Let $V$ be a vector space over $\mathbb R$. Given $u, v\in V$ where $u\neq 0$, there is a unique vector $w\in V$ such that:
I) $w$ is parallel to $u$;
II) $w-v$ is perpendicular to $u$.
In fact, if we let
$$w=\frac{\langle u, v\rangle}{\langle u, u\rangle}u$$
then $w$ is parallel to $u$ by the very definition, and
$$\langle u, w-v\rangle=\langle u, w\rangle-\langle u, v\rangle =\frac{\langle u, v\rangle}{\langle u, u\rangle} \langle u, u\rangle-\langle u, v\rangle=\langle u, v\rangle=0.$$
As to the uniqueness, if $w^\prime$ has the same properties as $w$, then
$$w^\prime = \alpha u$$
for a given scalar $\alpha\in\mathbb R$. Then,
$$0=\langle u, w-v\rangle=\langle u, w\rangle-\langle u, v\rangle=\alpha \langle u, u\rangle-\langle u, v\rangle$$
what implies
$$\alpha=\frac{\langle u, v\rangle}{\langle u, u\rangle}u$$ so that
$$w^\prime=\frac{\langle u, v\rangle}{\langle u, u\rangle}u=w.$$
The vector
$$\textrm{pr}_{u}(v)=\frac{\langle u, v\rangle}{\langle u, u\rangle}u$$
is called the orthogonal projection of $v$ over $u$.
What is the relevance of $\textrm{pr}_u(v)$ after all?
I know, for instance, that if $W\subset V$ is a subspace and $\{w_1, \ldots, w_m\}$ is a basis for $W$, then the vector
$$\textrm{pr}_W(v)=\frac{\langle w_1, v\rangle}{\langle w_1, w_1\rangle}w_1+\ldots + \frac{\langle w_n, v\rangle}{\langle w_m, w_m\rangle}w_m$$
provides the vector on $F$ which is closest to $v$. But again, and so what?
Can anyone point me out some further implications of the existence of an orthogonal projection? Up to this point, I see it as a tool, but it is not clear what is that good for.
Finding the closest approximation to something is a very important problem to be able to solve. For example, in statistics I might wish to model a data set using a linear model, say linear regression. It is not easy to determine how I might find a "line of best fit", but if I can precisely compute the vector in the span of my modelling parameters which is closest to the "vectors" (data points with potentially multiple coordinates) of my data set, I can go home happy. I could also wish to find an optimal function in a function space, given some restrictions, if those restrictions formed a vector subspace.

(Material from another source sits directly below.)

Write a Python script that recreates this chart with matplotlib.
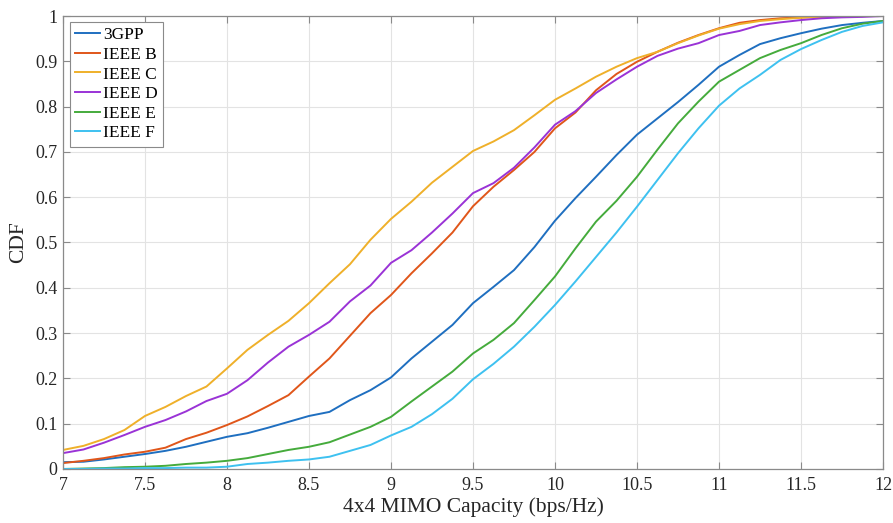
import matplotlib
matplotlib.use("Agg")
import matplotlib.pyplot as plt

plt.rcParams['font.family'] = ['Liberation Serif', 'DejaVu Serif']

capacity = [7.0, 7.125, 7.25, 7.375, 7.5, 7.625, 7.75, 7.875, 8.0, 8.125,
            8.25, 8.375, 8.5, 8.625, 8.75, 8.875, 9.0, 9.125, 9.25, 9.375,
            9.5, 9.625, 9.75, 9.875, 10.0, 10.125, 10.25, 10.375, 10.5, 10.625,
            10.75, 10.875, 11.0, 11.125, 11.25, 11.375, 11.5, 11.625, 11.75, 11.875,
            12.0]

cdf_3gpp = [0.015, 0.016, 0.021, 0.027, 0.033, 0.040, 0.049, 0.060, 0.071, 0.079,
            0.091, 0.104, 0.117, 0.126, 0.152, 0.174, 0.202, 0.244, 0.281, 0.318,
            0.366, 0.402, 0.439, 0.490, 0.548, 0.598, 0.645, 0.693, 0.738, 0.774,
            0.810, 0.848, 0.888, 0.914, 0.938, 0.951, 0.962, 0.972, 0.980, 0.985,
            0.989]
cdf_ieee_b = [0.013, 0.018, 0.024, 0.032, 0.038, 0.047, 0.066, 0.080, 0.097, 0.116,
              0.139, 0.163, 0.204, 0.244, 0.294, 0.344, 0.384, 0.432, 0.476, 0.522,
              0.580, 0.623, 0.660, 0.700, 0.752, 0.787, 0.836, 0.872, 0.899, 0.921,
              0.941, 0.958, 0.973, 0.985, 0.991, 0.995, 0.997, 0.999, 1.0, 1.0,
              1.0]
cdf_ieee_c = [0.042, 0.051, 0.066, 0.086, 0.117, 0.137, 0.161, 0.182, 0.222, 0.263,
              0.296, 0.327, 0.366, 0.410, 0.452, 0.506, 0.552, 0.590, 0.632, 0.667,
              0.702, 0.723, 0.748, 0.781, 0.815, 0.840, 0.866, 0.888, 0.907, 0.921,
              0.940, 0.957, 0.972, 0.982, 0.989, 0.993, 0.996, 0.998, 0.999, 1.0,
              1.0]
cdf_ieee_d = [0.035, 0.043, 0.058, 0.075, 0.093, 0.108, 0.127, 0.150, 0.166, 0.196,
              0.235, 0.270, 0.296, 0.325, 0.370, 0.405, 0.455, 0.483, 0.522, 0.564,
              0.609, 0.631, 0.665, 0.710, 0.760, 0.790, 0.830, 0.860, 0.888, 0.912,
              0.928, 0.940, 0.958, 0.967, 0.980, 0.986, 0.991, 0.995, 0.997, 0.998,
              1.0]
cdf_ieee_e = [0.0, 0.001, 0.002, 0.004, 0.005, 0.007, 0.011, 0.014, 0.018, 0.024,
              0.033, 0.042, 0.049, 0.059, 0.076, 0.093, 0.115, 0.149, 0.182, 0.215,
              0.255, 0.285, 0.322, 0.373, 0.425, 0.487, 0.546, 0.592, 0.645, 0.705,
              0.763, 0.811, 0.855, 0.881, 0.907, 0.925, 0.940, 0.958, 0.973, 0.983,
              0.989]
cdf_ieee_f = [0.0, 0.0, 0.001, 0.001, 0.002, 0.002, 0.003, 0.003, 0.005, 0.011,
              0.014, 0.018, 0.021, 0.027, 0.040, 0.053, 0.074, 0.093, 0.121, 0.155,
              0.198, 0.232, 0.270, 0.314, 0.362, 0.414, 0.468, 0.522, 0.579, 0.638,
              0.697, 0.752, 0.802, 0.840, 0.870, 0.903, 0.927, 0.947, 0.965, 0.978,
              0.986]

labels = ['3GPP', 'IEEE B', 'IEEE C', 'IEEE D', 'IEEE E', 'IEEE F']
series = [cdf_3gpp, cdf_ieee_b, cdf_ieee_c, cdf_ieee_d, cdf_ieee_e, cdf_ieee_f]
colors = ['#1f6fc0', '#e0561a', '#efb02a', '#9a33d6', '#45ab3c', '#3ec1f0']

xticks = [7, 7.5, 8, 8.5, 9, 9.5, 10, 10.5, 11, 11.5, 12]
xticklabels = ['7', '7.5', '8', '8.5', '9', '9.5', '10', '10.5', '11', '11.5', '12']
yticks = [0, 0.1, 0.2, 0.3, 0.4, 0.5, 0.6, 0.7, 0.8, 0.9, 1]
yticklabels = ['0', '0.1', '0.2', '0.3', '0.4', '0.5', '0.6', '0.7', '0.8', '0.9', '1']

fig = plt.figure(figsize=(8.93, 5.23), dpi=100)
ax = fig.add_axes([0.0705, 0.1033, 0.9183, 0.8661])

for vals, lab, col in zip(series, labels, colors):
    ax.plot(capacity, vals, color=col, lw=1.4, label=lab)

ax.set_xlim(7, 12)
ax.set_ylim(0, 1)
ax.set_xticks(xticks)
ax.set_xticklabels(xticklabels)
ax.set_yticks(yticks)
ax.set_yticklabels(yticklabels)
ax.grid(True, color='#e3e3e3', lw=0.8)
ax.set_axisbelow(True)
ax.tick_params(direction='in', length=5, width=0.8, color='#8a8a8a',
               labelsize=13, labelcolor='#262626', top=True, right=True)
ax.tick_params(axis='x', pad=6)
ax.tick_params(axis='y', pad=4)
for sp in ax.spines.values():
    sp.set_color('#8a8a8a')
    sp.set_linewidth(0.9)

ax.set_xlabel('4x4 MIMO Capacity (bps/Hz)', fontsize=15.5, color='#262626', labelpad=2)
ax.set_ylabel('CDF', fontsize=15.5, color='#262626', labelpad=5)

leg = ax.legend(loc='upper left', bbox_to_anchor=(0.0085, 0.987), fontsize=12.5,
                handlelength=1.45, handletextpad=0.15, borderpad=0.3,
                labelspacing=0.2, borderaxespad=0.0, fancybox=False,
                framealpha=1.0)
leg.get_frame().set_edgecolor('#8a8a8a')
leg.get_frame().set_linewidth(0.8)

fig.savefig('out.png', dpi=100)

In maths generally, in mechanics specifically, it is useful to know how much of a quantity "lies" in a given direction. I may wish to split the force acting on a body into three orthogonal components, based on a local coordinate system, to solve a mechanics problem, such as the magnitude of the friction in one direction, or perhaps the tension on a cord attached to the body in another direction, etc.
Orthogonal bases are nice in linear algebra. Being able to express a vector in terms of them is useful, knowing it is possible is useful in proofs - I have seen proof authors say "w.l.o.g express $v$ in terms of an orthogonal basis" and this will simplify the proof. To reiterate what I believe is the main point, in consideration of a subspace of interest I will often want to solve optimisation problems which are elegantly (and computationally efficiently) solved with orthogonal projection. Orthogonal projectors, as operators, are also nice since they satisfy self adjointness.